Мечта не осуществилась. Поскольку подчинение литературы оказалось возможным, коммунисты предпочли сохранить диктатуру за собой, а не передать ее Брюсову, который, в сущности, остался для них чужим и которому они, несмотря ни на что, не верили. Ему предоставили несколько более или менее видных «постов» – не особенно ответственных. Он служил с волевой исправностью, которая всегда была свойственна его работе, за что бы он ни брался. Он изо всех сил «заседал» и «заведывал».
От писательской среды он отмежевался еще резче, чем она от него. Когда в Москве образовался Союз писателей, Брюсов занял по отношению к нему позицию, гораздо более резкую и непримиримую, чем занимали настоящие большевики. Помню, между прочим, такую историю. При уничтожении Литературно-художественного кружка была реквизирована его библиотека и, как водится, расхищалась. Книги находились в ведении Московского совета, и Союз писателей попросил, чтобы они были переданы ему. Каменев, тогдашний председатель Совета, согласился. Как только Брюсов узнал об этом, он тотчас заявил протест и стал требовать, чтобы библиотека была отдана Лито, совершенно мертвому учреждению, которым он заведывал. Я состоял членом правления Союза, и мне поручили попытаться уговорить Брюсова, чтобы он отказался от своих притязаний. Я тут же взял телефонную трубку и позвонил Брюсову. Выслушав меня, он ответил:
– Я вас не понимаю, Владислав Фелицианович. Вы обращаетесь к должностному лицу, стараясь его склонить к нарушению интересов вверенного ему учреждения.

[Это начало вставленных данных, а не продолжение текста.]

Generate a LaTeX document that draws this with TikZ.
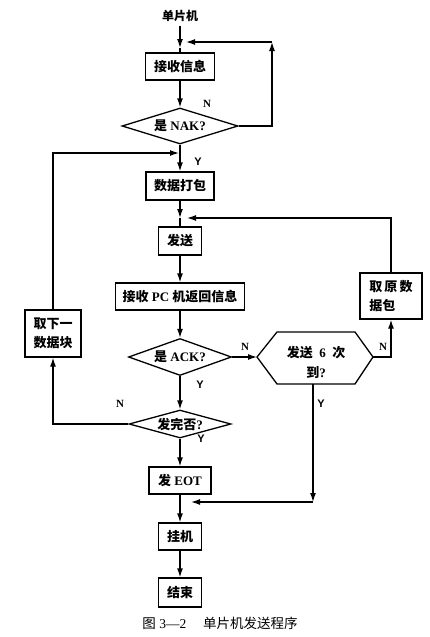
\documentclass[tikz,border=0pt]{standalone}
\usepackage{fontspec}
\setmainfont{Liberation Serif}
\newfontfamily\lsans{Liberation Sans}
\newfontfamily\cjk{Noto Sans CJK SC}
\usetikzlibrary{shapes.geometric,arrows.meta}
\newcommand\zh[1]{{\cjk #1}}
\begin{document}
\begin{tikzpicture}[x=1pt,y=-1pt,line width=1.3pt,
  arr/.style={-{Latex[length=9pt,width=6pt]}},
  box/.style={draw,inner sep=0pt,align=center,font=\fontsize{13}{19}\selectfont\bfseries},
  dia/.style={draw,diamond,aspect=3.6,inner sep=0pt,font=\fontsize{13}{14}\selectfont\bfseries},
  lab/.style={font=\fontsize{11}{12}\selectfont\bfseries},
  ylab/.style={font=\fontsize{11}{12}\selectfont\bfseries\lsans}]
\fill[white] (0,0) rectangle (430,637);
\useasboundingbox (0,0) rectangle (430,637);

\node[font=\fontsize{12}{13}\selectfont\bfseries] (start) at (180,16) {\zh{单片机}};
\node[box,minimum width=69,minimum height=27] (recv) at (180,66.5) {\zh{接收信息}};
\node[dia,minimum width=116,minimum height=36] (nak) at (180,126) {\zh{是} NAK?};
\node[box,minimum width=68,minimum height=28] (pack) at (180,186) {\zh{数据打包}};
\node[box,minimum width=43,minimum height=28] (send) at (180,241) {\zh{发送}};
\node[box,minimum width=129,minimum height=27] (pc) at (180,296.5) {\zh{接收} PC \zh{机返回信息}};
\node[dia,minimum width=103,minimum height=37] (ack) at (180,357) {\zh{是} ACK?};
\node[dia,minimum width=102,minimum height=28] (fin) at (180,424) {\zh{发完否}?};
\node[box,minimum width=62,minimum height=27] (eot) at (180,480.5) {\zh{发} EOT};
\node[box,minimum width=43,minimum height=27] (hang) at (180,536.5) {\zh{挂机}};
\node[box,minimum width=43,minimum height=29] (end) at (180,592.5) {\zh{结束}};
\node[box,minimum width=62,minimum height=46,align=left] (orig) at (391,296) {\zh{取\,原\,数}\\\zh{据包}};
\node[box,minimum width=56,minimum height=47,align=left] (next) at (53,333.5) {\zh{取下一}\\\zh{数据块}};

% hexagon
\coordinate (hexL) at (257,357);
\coordinate (hexR) at (373,357);
\coordinate (hexB) at (313,384);
\draw (hexL) -- (277,332) -- (355,332) -- (hexR) -- (355,384) -- (277,384) -- cycle;
\node[align=center,font=\fontsize{13}{20}\selectfont\bfseries] (hex) at (316,362) {\zh{发送}\ \ 6\ \ \zh{次}\\\zh{到}?};

\node[font=\fontsize{13.5}{15}\selectfont] (cap) at (220,623) {\zh{图} 3—2\quad\ \zh{单片机发送程序}};

% connectors
\coordinate (m1tip) at (180,48);
\draw[arr] (start) -- (m1tip);
\draw (m1tip) -- (recv);
\draw[arr] (recv) -- (nak);
\coordinate (c1) at (272,42);
\coordinate (m1) at (186,42);
\draw[arr] (nak.east) -| (c1);
\draw[arr] (c1) -- (m1);
\node[lab] (n1) at (207,104) {N};

\draw[arr] (nak) -- (pack);
\node[ylab] (y1) at (198,162) {Y};

\coordinate (c2) at (53,153);
\coordinate (m2) at (179,153);
\draw[arr] (next) -- (c2) -- (m2);
\draw[arr] (fin.west) -| (next);
\node[lab] (n4) at (120,404) {N};

\coordinate (m3tip) at (180,218);
\draw[arr] (pack) -- (m3tip);
\draw (m3tip) -- (send);
\draw[arr] (send) -- (pc);
\draw[arr] (pc) -- (ack);

\draw[arr] (ack) -- (hexL);
\node[lab] (n2) at (245,347) {N};
\draw[arr] (hexR) -| (orig);
\node[lab] (n3) at (383,347) {N};
\coordinate (c3) at (391,218);
\coordinate (m3) at (187,218);
\draw[arr] (orig) -- (c3) -- (m3);

\draw[arr] (ack) -- (fin);
\node[ylab] (y2) at (200,385) {Y};
\draw[arr] (fin) -- (eot);
\node[ylab] (y3) at (201,439) {Y};

\coordinate (c4) at (313,502);
\coordinate (m4) at (191,502);
\draw[arr] (hexB) -- (c4);
\draw[arr] (c4) -- (m4);
\node[ylab] (y4) at (321,404) {Y};

\draw[arr] (eot) -- (hang);
\draw[arr] (hang) -- (end);
\end{tikzpicture}
\end{document}
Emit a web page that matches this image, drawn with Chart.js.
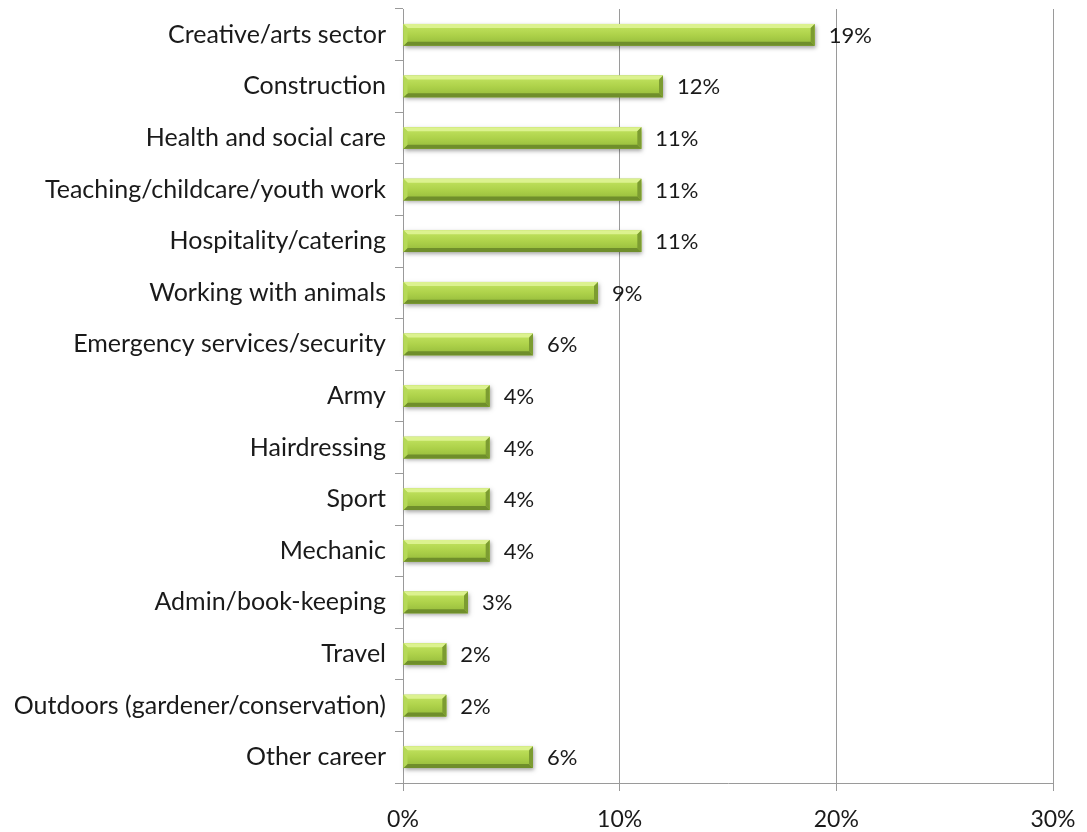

Услышав про «должностное лицо» и «вверенное учреждение», я уже не стал продолжать разговора. Библиотеку перевезли в Лито.
К несчастью, ревность к службе заходила у Брюсова и еще много дальше. В марте 1920 г. я заболел от недоедания и от жизни в нетопленом подвале. Пролежав месяца два в постели и прохворав все лето, в конце ноября я решил переехать в Петербург, где мне обещали сухую комнату. В Петербурге я снова пролежал с месяц, а так как есть мне и там было нечего, то я принялся хлопотать о переводе моего московского писательского пайка в Петербург. Для этого мне пришлось потратить месяца три невероятных усилий, причем я все время натыкался на какое-то невидимое, но явственно ощутимое препятствие. Только спустя два года я узнал от Горького, что препятствием была некая бумага, лежавшая в петербургском академическом центре. В этой бумаге Брюсов конфиденциально сообщал, что я – человек неблагонадежный. Примечательно, что даже «по долгу службы» это не входило в его обязанности.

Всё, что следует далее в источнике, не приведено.